All reading from the same complex book of life as we live, just different chapters, different pages, different perceptions and information given due to perception.

Too many different reasons for it all to accurately chart psychologically, too much to ever write down and all of our most advanced English and theories begin to look like crayon drawings on the wall of existence, mere fundamental basics for children to learn and for the most advanced beings and entities to relearn and humble themselves in sight of us lowly, ignorant humans; worms.

They stopped trying to write it all down, to chart it. Too complex, too much to teach, too much to expect any entity to learn, them still needing experience hands on and needing air to breathe, room to move and live their own lives, make their own judgment calls without being told right from wrong, having to learn it for themselves or risk taking on blind faith information that could be faulty.

And the brutal simplicity of the complexity is that our crayon drawings are still just as advanced, still pertinent for every walk of life, every being no matter how advanced. Our simple rudimentary basics apply to everything and all complexities are learning how they apply. So easy, even a caveman could do it with rocks in his head, refusing to believe any lie, refusing faulty reasoning and simply hitting things a couple times til they work right.

That is the idiocy and genius of humanity and of all other things. And all false reasoning inveighs that we can be ‘perfect’ all the time. Which, of course, we are, but without understanding, without reason, at times. Paradoxical.

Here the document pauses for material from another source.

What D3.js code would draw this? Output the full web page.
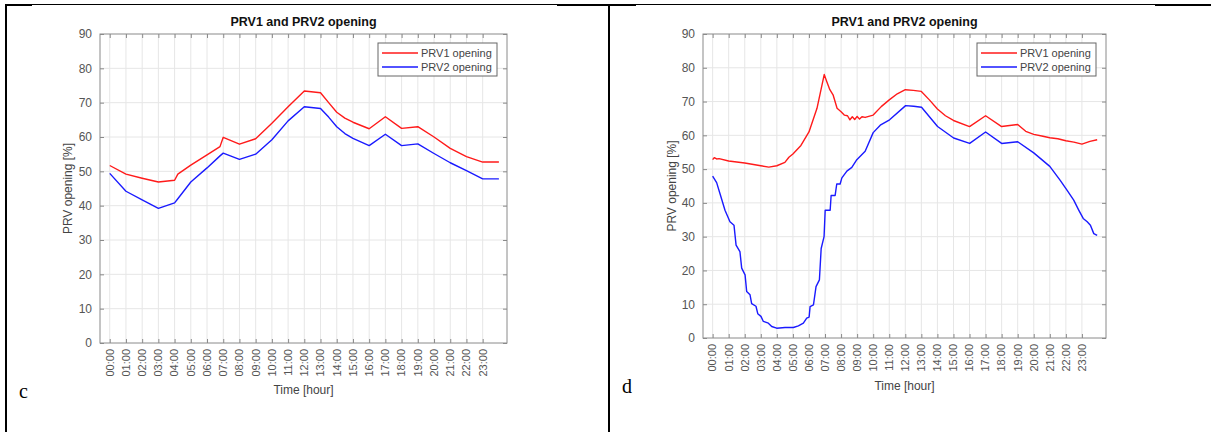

There is always fighting, even in peace. A master chef in a kitchen performs the same military tactics without even thinking in those terms as a master warrior. An architect commands and gives orders like a trained wartime leader. The strokes of a painters brush on canvas, attacks or seduction, love being another fight all its own.

My words, every single one of them, comparable to every act of war and peace.

This is what I see, how I see; the art of art, the artistry of life, existence, creation. I see the ties that bind beyond the divisions, the similarities in the differences. And, because I see these things as such, bridge gaps by being a bridge myself, an ultimate middle man of existence for all walks of life, I’m supposedly better than everything else.

That’s my cross. No pity needed, sympathy unwanted, all tears done being cried, all anger diminished, my existence accepted fully by my self, my load carried on my own. My fate and my destiny intertwining with my free will to do great and terrible things, culminating in the greatest tragedy/success depending on who views it, how they view it, etcetera.

And, you cared to dance for a bit. Not the dance partner I truly wanted. I had a romantic dance in mind for my life and existence and a partner that I still hope and intend to dance with for a much longer period of time than just this one life, a slow dance that I offered to one woman only. If you can not make even one other person feel as though their the most special thing in existence out of all others, you dont understand enough about love or life or god or anything worth knowing.

Hence, the objective truth is subjective, there is always bias and favoritism and equality intended that isn’t often seen or mastered. Many lovers in our eternal existences, only one true love, soul mate each.

God bless the cold and heartless seeming. They have purpose after all. To make us appreciate more the things all too easily lost, to overcome, in their own way, so that they can experience as others do, for the first time, if not again. And they make me the rock they break themselves against to feel raw again, to feel everything more.

It’s hard to love everything, even harder to stop doing so once you get far enough into it. And hate is still just love. I’ll prove it to anything if they care to challenge that simple ruling. They made me, I made them, we made each other, all of creation and the dance continues on after we’re dead and gone. Simple, no?